• **Required task**
Find all lines in the records that include the word "this", and copy them out.

..........

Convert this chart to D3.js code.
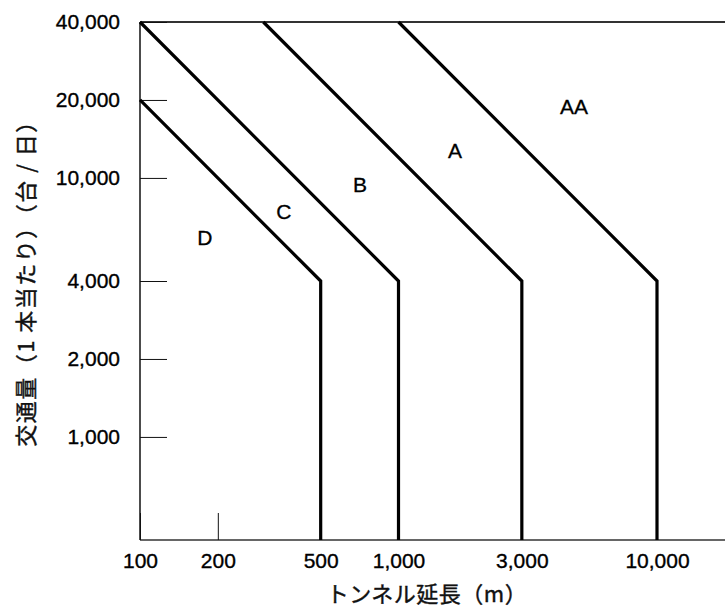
<!DOCTYPE html>
<html>
<head>
<meta charset="utf-8">
<script src="https://cdn.jsdelivr.net/npm/d3@7"></script>
<style>
  html, body { margin: 0; padding: 0; background: #fff; }
  svg { display: block; }
</style>
</head>
<body>
<script>
// ---- data ----
const xTicks = [100, 200, 500, 1000, 3000, 10000];
const yTicks = [1000, 2000, 4000, 10000, 20000, 40000];
const boundaryD = [[100, 20000], [500, 4000], [500, 400]];
const boundaryC = [[100, 40000], [1000, 4000], [1000, 400]];
const boundaryB = [[300, 40000], [3000, 4000], [3000, 400]];
const boundaryA = [[1000, 40000], [10000, 4000], [10000, 400]];
const regionLabels = ["D", "C", "B", "A", "AA"];
const regionLabelX = [178, 360, 710, 1655, 4780];
const regionLabelY = [5900, 7450, 9480, 12800, 18800];
const xTitle = "トンネル延長（m）";
const yTitle = "交通量（1 本当たり）（台 / 日）";

// ---- layout ----
const W = 725, H = 608;
const mLeft = 140, mTop = 22, mBottom = 540;

const svg = d3.select("body").append("svg").attr("width", W).attr("height", H);

const x = d3.scaleLog().domain([100, 10000]).range([mLeft, 657]);
const y = d3.scaleLog().domain([400, 40000]).range([mBottom, mTop]);

const fmt = d3.format(",");
const tickFont = "'Liberation Sans', Arial, sans-serif";

// frame
const frame = svg.append("g").attr("stroke", "#333").attr("fill", "none");
frame.append("line").attr("x1", mLeft).attr("x2", W).attr("y1", mTop).attr("y2", mTop).attr("stroke-width", 2);
frame.append("line").attr("x1", mLeft).attr("x2", W).attr("y1", mBottom).attr("y2", mBottom).attr("stroke-width", 1.5);
frame.append("line").attr("x1", mLeft).attr("x2", mLeft).attr("y1", mTop).attr("y2", mBottom).attr("stroke-width", 1.5).attr("stroke", "#111");

// y axis
const yAxis = svg.append("g").attr("transform", `translate(${mLeft},0)`)
  .call(d3.axisLeft(y).tickValues(yTicks).tickFormat(fmt).tickSize(-27).tickSizeOuter(0).tickPadding(20));
yAxis.select(".domain").remove();
yAxis.selectAll(".tick line").attr("stroke", "#111").attr("stroke-width", 1);
yAxis.selectAll(".tick text").attr("font-family", tickFont).attr("font-size", 21).attr("fill", "#000")
  .attr("stroke", "#000").attr("stroke-width", 0.35);

// x axis
const xAxis = svg.append("g").attr("transform", `translate(0,${mBottom})`)
  .call(d3.axisBottom(x).tickValues(xTicks).tickFormat(fmt).tickSize(-27).tickSizeOuter(0).tickPadding(13));
xAxis.select(".domain").remove();
xAxis.selectAll(".tick line").attr("stroke", "#111").attr("stroke-width", 1);
xAxis.selectAll(".tick text").attr("font-family", tickFont).attr("font-size", 21).attr("fill", "#000")
  .attr("stroke", "#000").attr("stroke-width", 0.35);

// boundary lines
const boundaries = [boundaryD, boundaryC, boundaryB, boundaryA];
const line = d3.line().x(d => x(d[0])).y(d => y(d[1]));
svg.append("g").selectAll("path").data(boundaries).join("path")
  .attr("d", line)
  .attr("fill", "none")
  .attr("stroke", "#000")
  .attr("stroke-width", 3.2)
  .attr("stroke-linejoin", "miter");

// region labels
svg.append("g").selectAll("text").data(regionLabels).join("text")
  .attr("x", (d, i) => x(regionLabelX[i]))
  .attr("y", (d, i) => y(regionLabelY[i]))
  .attr("dy", "0.36em")
  .attr("text-anchor", "middle")
  .attr("font-family", tickFont)
  .attr("font-size", 21)
  .attr("fill", "#000")
  .attr("stroke", "#000").attr("stroke-width", 0.3)
  .text(d => d);

// axis titles
svg.append("text")
  .attr("x", 427).attr("y", 602)
  .attr("text-anchor", "middle")
  .attr("font-family", "'Noto Sans CJK JP', sans-serif")
  .attr("font-size", 22)
  .attr("letter-spacing", 0.5)
  .attr("fill", "#111")
  .attr("stroke", "#111").attr("stroke-width", 0.4)
  .text(xTitle);

svg.append("text")
  .attr("transform", "translate(34,278) rotate(-90)")
  .attr("text-anchor", "middle")
  .attr("font-family", "'Noto Sans CJK JP', sans-serif")
  .attr("font-size", 22)
  .attr("letter-spacing", 1.5)
  .attr("fill", "#111")
  .attr("stroke", "#111").attr("stroke-width", 0.4)
  .text(yTitle);
</script>
</body>
</html>
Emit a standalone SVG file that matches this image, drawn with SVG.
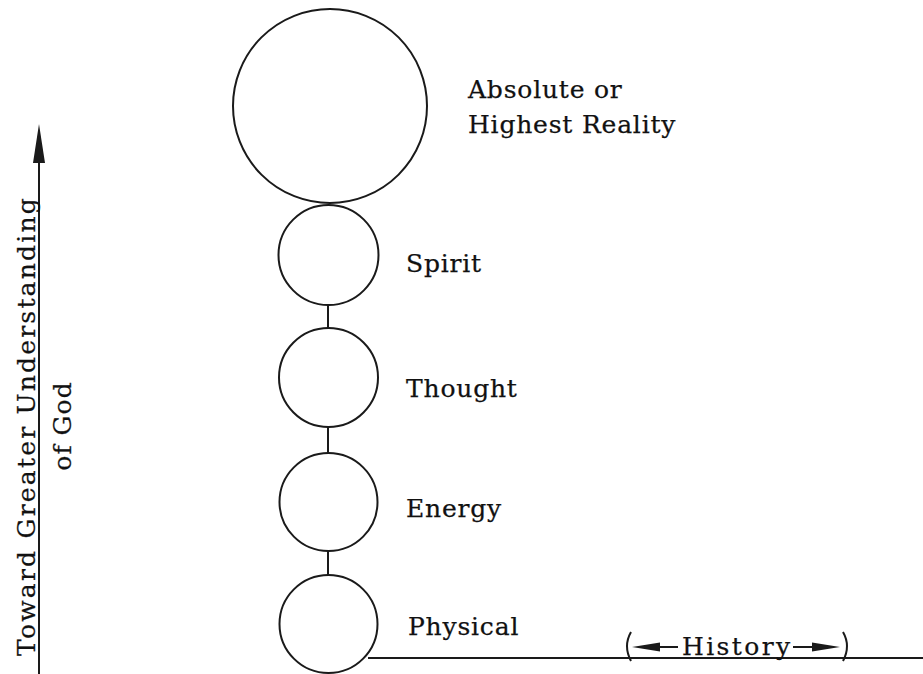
<svg xmlns="http://www.w3.org/2000/svg" width="923" height="674" viewBox="0 0 923 674">
<style>
text{font-family:"DejaVu Serif","Liberation Serif",serif;font-size:25px;fill:#111;stroke:#111;stroke-width:0.25;letter-spacing:0.8px}
.v{letter-spacing:2.2px}
.g{letter-spacing:1px}
.hs{letter-spacing:2.4px}
.c{fill:none;stroke:#1a1a1a;stroke-width:2}
.l{stroke:#1a1a1a;stroke-width:2;fill:none}
.h{fill:#1a1a1a}
</style>
<rect width="923" height="674" fill="#fff"/>
<g id="axis">
<line class="l" x1="39" y1="150" x2="39" y2="674"/>
<path class="h" d="M39,124 L45,163 L33,163 Z"/>
<text class="v" transform="translate(35,426) rotate(-90)" text-anchor="middle">Toward Greater Understanding</text>
<text class="g" transform="translate(71,426) rotate(-90)" text-anchor="middle">of God</text>
</g>
<g id="connectors">
<line class="l" x1="328" y1="305" x2="328" y2="328"/>
<line class="l" x1="328" y1="427" x2="328" y2="453"/>
<line class="l" x1="328" y1="551" x2="328" y2="575"/>
<line class="l" x1="368" y1="658" x2="923" y2="658"/>
</g>
<g id="absolute">
<circle class="c" cx="330" cy="106" r="97" stroke-width="2.6"/>
<text x="468" y="98">Absolute or</text>
<text x="468" y="133">Highest Reality</text>
</g>
<g id="spirit">
<circle class="c" cx="328.5" cy="255" r="50"/>
<text x="406" y="272">Spirit</text>
</g>
<g id="thought">
<circle class="c" cx="328.5" cy="377.5" r="49.5"/>
<text x="406" y="397">Thought</text>
</g>
<g id="energy">
<circle class="c" cx="328.5" cy="502" r="49"/>
<text x="406" y="517">Energy</text>
</g>
<g id="physical">
<circle class="c" cx="328.5" cy="624" r="49"/>
<text x="408" y="635">Physical</text>
</g>
<g id="history">
<path class="l" d="M631,632 Q623,646 631,661"/>
<path class="l" d="M843,632 Q851,646 843,661"/>
<line class="l" x1="645" y1="647" x2="678" y2="647"/>
<path class="h" d="M632,647 L660,642.5 L660,651.5 Z"/>
<line class="l" x1="793" y1="647" x2="820" y2="647"/>
<path class="h" d="M840,647 L812,642.5 L812,651.5 Z"/>
<text class="hs" x="682" y="655">History</text>
</g>
</svg>
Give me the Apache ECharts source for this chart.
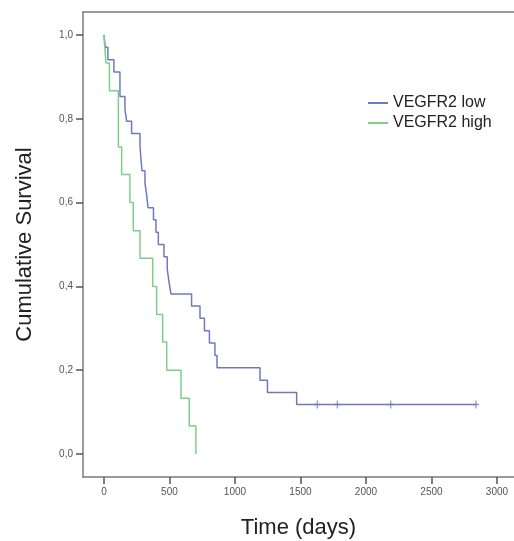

..........

• **Response**
Convert this chart to D3.js code.
Emit a standalone SVG file that matches this image, drawn with SVG.
Give me the Apache ECharts source for this chart.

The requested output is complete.